Step 5 Wait 30 seconds. Reinsert the card and close the ejector levers.
Note The TCC+/TCC2 will take several minutes to reboot and will display the amber standby LED after rebooting. Refer to the Cisco ONS 15454 Procedure Guide for more information about LED behavior during TCC+/TCC2 card reboots.
Reset a Traffic Card or Cross-Connect Card in CTC
Step 1 Log into a node on the network. If you are already logged in, continue with Step 2.
Step 2 In node view, position the cursor over the multispeed slot (Slots 1 to 4 and 14 to 17) or high-speed slot (Slots 5,6 and 12 and 13) reporting the alarm.
Step 3 Right-click and choose RESET CARD from the shortcut menu.
Step 4 Click Yes in the Are You Sure dialog box.
Verify BER Threshold Level
Step 1 Log into a node on the network. If you are already logged in, continue with Step 2.
Step 2 In the node view, double-click the card reporting the alarm to display the card view.
Step 3 Click the Provisioning > Line tabs.
Step 4 Under the SD BER (or SF BER) column on the Provisioning window, verify that the cell entry is consistent with the originally provisioned threshold. The default setting is 1E-7.
Step 5 If the entry is consistent with the original provisioning, go back to your original procedure.

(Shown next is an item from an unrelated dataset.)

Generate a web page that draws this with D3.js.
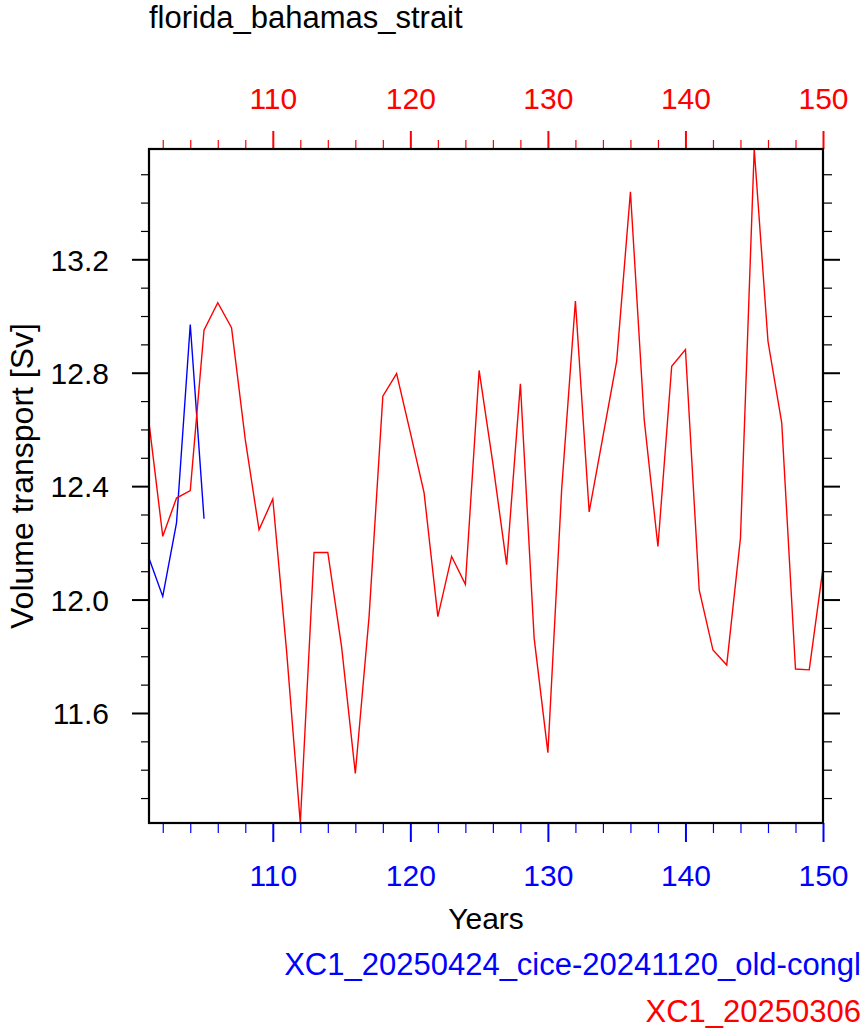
<!DOCTYPE html>
<html>
<head>
<meta charset="utf-8">
<script src="https://cdn.jsdelivr.net/npm/d3@7"></script>
<style>
  html, body { margin: 0; padding: 0; background: #fff; }
  svg { display: block; font-family: "Liberation Sans", Arial, Helvetica, sans-serif; }
</style>
</head>
<body>
<svg id="chart" width="863" height="1035"></svg>
<script>
// ---- data ----
const title = "florida_bahamas_strait";
const yAxisTitle = "Volume transport [Sv]";
const xAxisTitle = "Years";
const blueName = "XC1_20250424_cice-20241120_old-congl";
const redName = "XC1_20250306";

const blueYears = [101, 102, 103, 104, 105];
const blueValues = [12.146, 12.011, 12.270, 12.970, 12.285];

const redYears = [101, 102, 103, 104, 105, 106, 107, 108, 109, 110,
                  111, 112, 113, 114, 115, 116, 117, 118, 119, 120,
                  121, 122, 123, 124, 125, 126, 127, 128, 129, 130,
                  131, 132, 133, 134, 135, 136, 137, 138, 139, 140,
                  141, 142, 143, 144, 145, 146, 147, 148, 149, 150];
const redValues = [12.624, 12.223, 12.358, 12.384, 12.950, 13.047, 12.959, 12.564, 12.246, 12.355,
                   11.820, 11.212, 12.166, 12.166, 11.834, 11.387, 11.940, 12.717, 12.797, 12.589,
                   12.376, 11.940, 12.152, 12.054, 12.808, 12.480, 12.123, 12.761, 11.864, 11.460,
                   12.388, 13.053, 12.309, 12.575, 12.841, 13.438, 12.635, 12.187, 12.823, 12.882,
                   12.034, 11.822, 11.769, 12.217, 13.589, 12.911, 12.623, 11.755, 11.752, 12.111];

const xMajorTicks = [110, 120, 130, 140, 150];
const xMinorTicks = [102, 104, 106, 108, 112, 114, 116, 118, 122, 124, 126, 128,
                     132, 134, 136, 138, 142, 144, 146, 148];
const yMajorTicks = [11.6, 12.0, 12.4, 12.8, 13.2];
const yMinorTicks = [11.3, 11.4, 11.5, 11.7, 11.8, 11.9, 12.1, 12.2, 12.3,
                     12.5, 12.6, 12.7, 12.9, 13.0, 13.1, 13.3, 13.4, 13.5];

// ---- layout ----
const L = 149, R = 823, T = 149, B = 823;
const RED = "#ff0000", BLUE = "#0000ff";
const svg = d3.select("#chart");

const x = d3.scaleLinear().domain([101, 150]).range([L, R]);
const y = d3.scaleLinear().domain(d3.extent(redValues.concat(blueValues))).range([B, T]);

function styleAxis(g, color, width) {
  g.select(".domain").remove();
  g.selectAll(".tick line").attr("stroke", color).attr("stroke-width", width);
  g.selectAll("text").attr("fill", color).attr("font-size", 30)
    .attr("font-family", "'Liberation Sans', Arial, Helvetica, sans-serif");
}

// bottom axis (blue)
svg.append("g").attr("transform", `translate(0,${B})`)
  .call(d3.axisBottom(x).tickValues(xMinorTicks).tickSize(10).tickFormat(""))
  .call(g => styleAxis(g, BLUE, 1.2));
svg.append("g").attr("transform", `translate(0,${B})`)
  .call(d3.axisBottom(x).tickValues(xMajorTicks).tickSize(19).tickPadding(22).tickFormat(d3.format("d")))
  .call(g => styleAxis(g, BLUE, 2))
  .call(g => g.selectAll("text").attr("dy", "0.72em"));

// top axis (red)
svg.append("g").attr("transform", `translate(0,${T})`)
  .call(d3.axisTop(x).tickValues(xMinorTicks).tickSize(9).tickFormat(""))
  .call(g => styleAxis(g, RED, 1.2));
svg.append("g").attr("transform", `translate(0,${T})`)
  .call(d3.axisTop(x).tickValues(xMajorTicks).tickSize(18).tickPadding(22).tickFormat(d3.format("d")))
  .call(g => styleAxis(g, RED, 2));

// left axis
svg.append("g").attr("transform", `translate(${L},0)`)
  .call(d3.axisLeft(y).tickValues(yMinorTicks).tickSize(8).tickFormat(""))
  .call(g => styleAxis(g, "#000", 1.2));
svg.append("g").attr("transform", `translate(${L},0)`)
  .call(d3.axisLeft(y).tickValues(yMajorTicks).tickSize(17).tickPadding(23).tickFormat(d3.format(".1f")))
  .call(g => styleAxis(g, "#000", 2))
  .call(g => g.selectAll("text").attr("dy", "0.36em"));

// right axis
svg.append("g").attr("transform", `translate(${R},0)`)
  .call(d3.axisRight(y).tickValues(yMinorTicks).tickSize(9).tickFormat(""))
  .call(g => styleAxis(g, "#000", 1.2));
svg.append("g").attr("transform", `translate(${R},0)`)
  .call(d3.axisRight(y).tickValues(yMajorTicks).tickSize(17).tickFormat(""))
  .call(g => styleAxis(g, "#000", 2));

// lines
const line = d3.line().x(d => x(d[0])).y(d => y(d[1]));
svg.append("path")
  .datum(blueYears.map((yr, i) => [yr, blueValues[i]]))
  .attr("d", line).attr("fill", "none").attr("stroke", BLUE).attr("stroke-width", 1.4)
  .attr("stroke-linejoin", "miter");
svg.append("path")
  .datum(redYears.map((yr, i) => [yr, redValues[i]]))
  .attr("d", line).attr("fill", "none").attr("stroke", RED).attr("stroke-width", 1.4)
  .attr("stroke-linejoin", "miter");

// frame
svg.append("rect").attr("x", L).attr("y", T).attr("width", R - L).attr("height", B - T)
  .attr("fill", "none").attr("stroke", "#000").attr("stroke-width", 2.2);

// titles
svg.append("text").attr("x", L).attr("y", 28).attr("font-size", 31).attr("fill", "#000")
  .text(title);
svg.append("text").attr("x", (L + R) / 2).attr("y", 929).attr("font-size", 30)
  .attr("text-anchor", "middle").attr("fill", "#000").text(xAxisTitle);
svg.append("text").attr("transform", `translate(33,476) rotate(-90)`)
  .attr("font-size", 32).attr("text-anchor", "middle").attr("fill", "#000").text(yAxisTitle);

// legend labels (right aligned)
svg.append("text").attr("x", 861).attr("y", 975).attr("font-size", 31)
  .attr("text-anchor", "end").attr("fill", BLUE).text(blueName);
svg.append("text").attr("x", 861).attr("y", 1022).attr("font-size", 31)
  .attr("text-anchor", "end").attr("fill", RED).text(redName);
</script>
</body>
</html>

Step 6 If the entry is not consistent with what the system was originally provisioned for, click the cell to reveal the range of choices and click the original entry.
Step 7 Click Apply.
Physically Replace a Card
Step 1 Open the card ejectors.
Step 2 Slide the card out of the slot.
Step 3 Open the ejectors on the replacement card.
Step 4 Slide the replacement card into the slot along the guide rails.
Step 5 Close the ejectors.
Remove and Reinsert (Reseat) a Card
Step 1 Open the card ejectors.
Step 2 Slide the card halfway out of the slot along the guide rails.
Step 3 Slide the card all the way back into the slot along the guide rails.
Step 4 Close the ejectors.
Remove and Reinsert Fan-Tray Assembly
Step 1 Use the retractable handles embedded in the front of the fan-tray assembly to pull it forward several inches.
Step 2 Push the fan-tray assembly firmly back into the ONS 15454.
Step 3 Close the retractable handles.